When it comes to war, it can be hard to tell the good guys from the bad guys. Everyone has a weapon and a reason to win – so whose side should we be on? Here’s one movie that makes no bones about who the baddies are, by rewriting the books to turn them into vampires.
Before we get into the vamp side, a history side lesson for non-Americans. Back in the 1860s, as newly elected President Abraham Lincoln moved into the White House, America was torn apart by civil war. Northern and southern states were firmly divided over slavery. The north was against it, but the south didn’t want to take orders from the north, so the states there formed their own group, the Confederacy. The confederate men were outnumbered and overpowered, but it still took four years and thousands of lives for the US to become one united country again. Got it? Great. Now let’s close the history book and fling it out the window, because this movie is based on an alternative universe, where Honest Abe wasn’t just fighting slavery, but bloodthirsty vampires.

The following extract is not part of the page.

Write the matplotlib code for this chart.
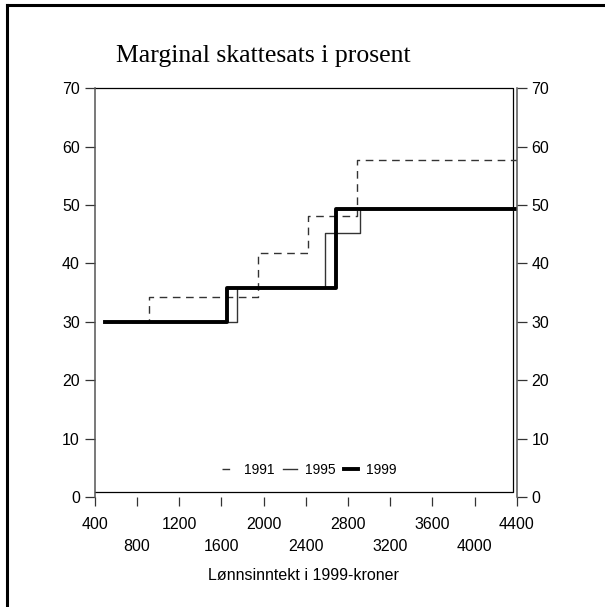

It all makes more sense when you know the director at work is Timur Bekmambetov, famous for action flick Wanted, but also for bringing vamps chillingly back into focus with his Night Watch and Day Watch movies. Tim Burton lends a hand as producer, which makes this an intriguing gothic mix of stylish action and genuinely creepy bloodsuckers. There are no sparkles here, but plenty of brutal vamp-slaying.
Abe of course has the signature whiskery beard, stovepipe hat, swooshy cloak and – oh yes – a shiny axe that, after some training, he can twirl like Bruce Lee handling nunchucks. But we get to see a sad childhood memory before he turns into that powerhouse – a nasty vampire kills his mother. Abe wants revenge, but after he gets it, he learns there are lots more bad guys out there to defeat. Trainee lawyer by day, vamp killer by night, he slowly works his way up to the White House. But the vampires aren’t gonna take it lying down in their coffins. They’ve teamed up with the Confederate army to strike back.
Relative newcomer Benjamin Walker plays Abe with brooding sincerity, but the plot is a little more tongue-in-cheek playful than an attempt at a serious history lesson. That’s made it a mixed hit with audiences, so go with an open mind and let the action suck you in.